INSTRUCTIONS TO FOLLOW: Lines holding the string "page" are the ones to copy; find them all in the data.

'''

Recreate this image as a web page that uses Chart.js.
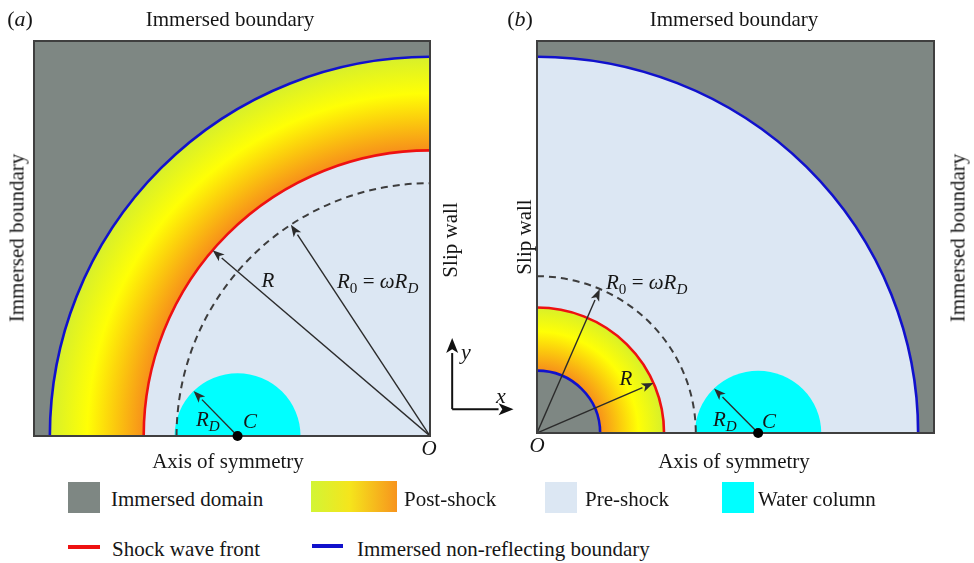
<!DOCTYPE html>
<html>
<head>
<meta charset="utf-8">
<script src="https://cdn.jsdelivr.net/npm/chart.js@4/dist/chart.umd.min.js"></script>
<style>
  html, body { margin: 0; padding: 0; background: #fff; }
  #page { position: relative; width: 974px; height: 563px; overflow: hidden;
          font-family: 'Liberation Serif', 'Times New Roman', serif; color: #161616; }
  .plot { position: absolute; left: 0; top: 0; width: 974px; height: 470px; }
  .t { position: absolute; white-space: nowrap; font-size: 21px; line-height: 1;
       transform: translate(-50%, -50%); z-index: 2; }
  .l { position: absolute; white-space: nowrap; font-size: 21px; line-height: 1;
       transform: translateY(-50%); z-index: 2; }
  .v { position: absolute; white-space: nowrap; font-size: 21px; line-height: 1;
       transform: translate(-50%, -50%) rotate(-90deg); z-index: 2; }
  i { font-style: italic; }
  sub { font-size: 0.72em; vertical-align: -0.38em; line-height: 0; }
  .sw { position: absolute; z-index: 2; }
</style>
</head>
<body>
<div id="page">
  <div class="plot"><canvas id="panelA"></canvas></div>
  <div class="plot"><canvas id="panelB"></canvas></div>

  <!-- panel (a) labels -->
  <div class="t" style="left:20px;top:19px;font-size:22px">(<i>a</i>)</div>
  <div class="t" style="left:230px;top:19px">Immersed boundary</div>
  <div class="v" style="left:17px;top:238px">Immersed boundary</div>
  <div class="v" style="left:450px;top:240px">Slip wall</div>
  <div class="t" style="left:228px;top:461px">Axis of symmetry</div>
  <div class="t" style="left:429px;top:448px"><i>O</i></div>
  <div class="t" style="left:466px;top:352px;font-size:22px"><i>y</i></div>
  <div class="t" style="left:501px;top:396px;font-size:22px"><i>x</i></div>
  <div class="t" style="left:268px;top:280px"><i>R</i></div>
  <div class="l" style="left:337px;top:281px"><i>R</i><sub>0</sub> = <i>ωR<sub>D</sub></i></div>
  <div class="l" style="left:196px;top:419px"><i>R<sub>D</sub></i></div>
  <div class="t" style="left:250px;top:421px"><i>C</i></div>

  <!-- panel (b) labels -->
  <div class="t" style="left:520px;top:19px;font-size:22px">(<i>b</i>)</div>
  <div class="t" style="left:734px;top:19px">Immersed boundary</div>
  <div class="v" style="left:958px;top:238px">Immersed boundary</div>
  <div class="v" style="left:524px;top:237px">Slip wall</div>
  <div class="t" style="left:734px;top:461px">Axis of symmetry</div>
  <div class="t" style="left:537px;top:445px"><i>O</i></div>
  <div class="t" style="left:626px;top:378px"><i>R</i></div>
  <div class="l" style="left:606px;top:282px"><i>R</i><sub>0</sub> = <i>ωR<sub>D</sub></i></div>
  <div class="l" style="left:713px;top:419px"><i>R<sub>D</sub></i></div>
  <div class="t" style="left:769px;top:421px"><i>C</i></div>

  <!-- legend -->
  <div class="sw" style="left:68px;top:482px;width:32px;height:31px;background:#7e8783"></div>
  <div class="l" style="left:111px;top:499px">Immersed domain</div>
  <div class="sw" style="left:311px;top:481px;width:86px;height:31px;background:linear-gradient(to right,#d2f535,#f5e51c 45%,#f7941d)"></div>
  <div class="l" style="left:404px;top:499px">Post-shock</div>
  <div class="sw" style="left:545px;top:482px;width:32px;height:31px;background:#dce7f3"></div>
  <div class="l" style="left:585px;top:499px">Pre-shock</div>
  <div class="sw" style="left:722px;top:482px;width:32px;height:31px;background:#00ffff"></div>
  <div class="l" style="left:758px;top:499px">Water column</div>

  <div class="sw" style="left:68px;top:545px;width:32px;height:4px;background:#ee1111"></div>
  <div class="l" style="left:112px;top:549px">Shock wave front</div>
  <div class="sw" style="left:312px;top:544px;width:31px;height:4px;background:#1111cc"></div>
  <div class="l" style="left:357px;top:549px">Immersed non-reflecting boundary</div>
</div>

<script>
// Geometry of the two configurations, in units of the square side / 10.
// Index 0 = panel (a) (converging shock, O at the right), 1 = panel (b) (diverging shock, O at the left).
const domainSide = 10;
const boundaryRadius = [9.6, 9.6];        // immersed non-reflecting boundary
const shockRadius = [7.23, 3.2];          // shock wave front, R
const initialRadius = [6.4, 4.0];         // R0 = ωR_D
const innerDomainRadius = [0, 1.59];      // immersed core around O
const columnCentre = [-4.86, 5.57];       // C on the axis of symmetry
const columnRadius = [1.59, 1.59];        // R_D
const angleR = [139.4, 23.5];             // direction of the R arrow (deg)
const angleR0 = [123.3, 66.7];            // direction of the R0 arrow (deg)
const angleRD = [134.3, 134.3];           // direction of the R_D arrow (deg)
const frameOrigin = [0.56, 0.68];         // x-y frame sketch beside panel (a)
const frameLength = [1.55, 1.8];

const COLORS = {
  immersed: '#7e8783',
  preShock: '#dce7f3',
  column: '#00ffff',
  shock: '#ee1111',
  boundary: '#1111cc',
  dashed: '#3d3d3d',
  arrow: '#2b2b2b',
  frame: '#3f3f3f'
};

function arrow(ctx, x0, y0, x1, y1, len, half, width, color) {
  const ang = Math.atan2(y1 - y0, x1 - x0);
  const bx = x1 - len * Math.cos(ang), by = y1 - len * Math.sin(ang);
  ctx.strokeStyle = color; ctx.fillStyle = color; ctx.lineWidth = width;
  ctx.setLineDash([]);
  ctx.beginPath(); ctx.moveTo(x0, y0); ctx.lineTo(bx, by); ctx.stroke();
  ctx.beginPath();
  ctx.moveTo(x1, y1);
  ctx.lineTo(bx + half * Math.sin(ang), by - half * Math.cos(ang));
  ctx.lineTo(x1 - len * 0.75 * Math.cos(ang), y1 - len * 0.75 * Math.sin(ang));
  ctx.lineTo(bx - half * Math.sin(ang), by + half * Math.cos(ang));
  ctx.closePath(); ctx.fill();
}

const schematic = {
  id: 'schematic',
  beforeDatasetsDraw(chart, args, opts) {
    const p = opts.panel;
    const { ctx, chartArea: a, scales: { x, y } } = chart;
    const px = v => x.getPixelForValue(v), py = v => y.getPixelForValue(v);
    const ox = px(0), oy = py(0);
    const rx = r => Math.abs(px(r) - ox), ry = r => Math.abs(py(r) - oy);
    const a0 = p === 0 ? Math.PI : 1.5 * Math.PI;
    const a1 = p === 0 ? 1.5 * Math.PI : 2 * Math.PI;
    const quarter = r => { ctx.beginPath(); ctx.moveTo(ox, oy); ctx.ellipse(ox, oy, rx(r), ry(r), 0, a0, a1); ctx.closePath(); };
    const arc = r => { ctx.beginPath(); ctx.ellipse(ox, oy, rx(r), ry(r), 0, a0, a1); };
    const ring = (rIn, rOut) => {
      const g = ctx.createRadialGradient(ox, oy, rx(rIn), ox, oy, rx(rOut));
      g.addColorStop(0, '#f7901a');
      g.addColorStop(0.3, '#fbc80e');
      g.addColorStop(0.6, '#ffff05');
      g.addColorStop(1, '#d6ef2c');
      return g;
    };

    ctx.save();
    ctx.beginPath(); ctx.rect(a.left, a.top, a.width, a.height); ctx.clip();
    ctx.fillStyle = COLORS.immersed;
    ctx.fillRect(a.left, a.top, a.width, a.height);

    if (p === 0) {
      quarter(boundaryRadius[p]); ctx.fillStyle = ring(shockRadius[p], boundaryRadius[p]); ctx.fill();
      quarter(shockRadius[p]); ctx.fillStyle = COLORS.preShock; ctx.fill();
    } else {
      quarter(boundaryRadius[p]); ctx.fillStyle = COLORS.preShock; ctx.fill();
      quarter(shockRadius[p]); ctx.fillStyle = ring(innerDomainRadius[p], shockRadius[p]); ctx.fill();
      quarter(innerDomainRadius[p]); ctx.fillStyle = COLORS.immersed; ctx.fill();
    }

    // water column (upper half disc)
    const cx = px(columnCentre[p]);
    ctx.beginPath();
    ctx.ellipse(cx, oy, rx(columnRadius[p]), ry(columnRadius[p]), 0, Math.PI, 2 * Math.PI);
    ctx.closePath(); ctx.fillStyle = COLORS.column; ctx.fill();

    // initial shock radius (dashed)
    arc(initialRadius[p]);
    ctx.setLineDash([7, 5]); ctx.lineWidth = 2; ctx.strokeStyle = COLORS.dashed; ctx.stroke();
    ctx.setLineDash([]);

    arc(shockRadius[p]); ctx.lineWidth = 2.6; ctx.strokeStyle = COLORS.shock; ctx.stroke();
    arc(boundaryRadius[p]); ctx.lineWidth = 2.6; ctx.strokeStyle = COLORS.boundary; ctx.stroke();
    if (innerDomainRadius[p] > 0) {
      arc(innerDomainRadius[p]); ctx.lineWidth = 2.6; ctx.strokeStyle = COLORS.boundary; ctx.stroke();
    }

    // radius arrows
    const tip = (x0, r, deg) => {
      const t = deg * Math.PI / 180;
      return [px(x0 + r * Math.cos(t)), py(r * Math.sin(t))];
    };
    let e = tip(0, shockRadius[p], angleR[p]);
    arrow(ctx, ox, oy, e[0], e[1], 12, 4.5, 1.4, COLORS.arrow);
    e = tip(0, initialRadius[p], angleR0[p]);
    arrow(ctx, ox, oy, e[0], e[1], 12, 4.5, 1.4, COLORS.arrow);
    e = tip(columnCentre[p], columnRadius[p], angleRD[p]);
    arrow(ctx, cx, oy, e[0], e[1], 12, 4.5, 1.4, COLORS.arrow);
    ctx.restore();

    // domain outline
    ctx.save();
    ctx.strokeStyle = COLORS.frame; ctx.lineWidth = 2;
    ctx.strokeRect(a.left, a.top, a.width, a.height);

    // coordinate frame sketch beside panel (a)
    if (p === 0) {
      const fx = px(frameOrigin[0]), fy = py(frameOrigin[1]);
      arrow(ctx, fx, fy, fx, py(frameOrigin[1] + frameLength[1]), 15, 6, 2, '#111');
      arrow(ctx, fx, fy, px(frameOrigin[0] + frameLength[0]), fy, 15, 6, 2, '#111');
    }
    ctx.restore();
  }
};

function makePanel(id, p, padding, xMin, xMax) {
  return new Chart(document.getElementById(id), {
    type: 'scatter',
    data: {
      datasets: [{
        data: [{ x: columnCentre[p], y: 0 }],
        pointRadius: 5,
        pointBackgroundColor: '#000',
        pointBorderWidth: 0,
        clip: false
      }]
    },
    options: {
      responsive: true,
      maintainAspectRatio: false,
      animation: false,
      events: [],
      layout: { padding },
      scales: {
        x: { type: 'linear', min: xMin, max: xMax, display: false },
        y: { type: 'linear', min: 0, max: domainSide, display: false }
      },
      plugins: {
        legend: { display: false },
        tooltip: { enabled: false },
        schematic: { panel: p }
      }
    },
    plugins: [schematic]
  });
}

makePanel('panelA', 0, { left: 34, top: 41, right: 544, bottom: 34 }, -domainSide, 0);
makePanel('panelB', 1, { left: 537, top: 41, right: 40, bottom: 37 }, 0, domainSide);
</script>
</body>
</html>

'''

TASK ANSWER:
Recreate this image as a web page that uses Chart.js.
  #page { position: relative; width: 974px; height: 563px; overflow: hidden;
<div id="page">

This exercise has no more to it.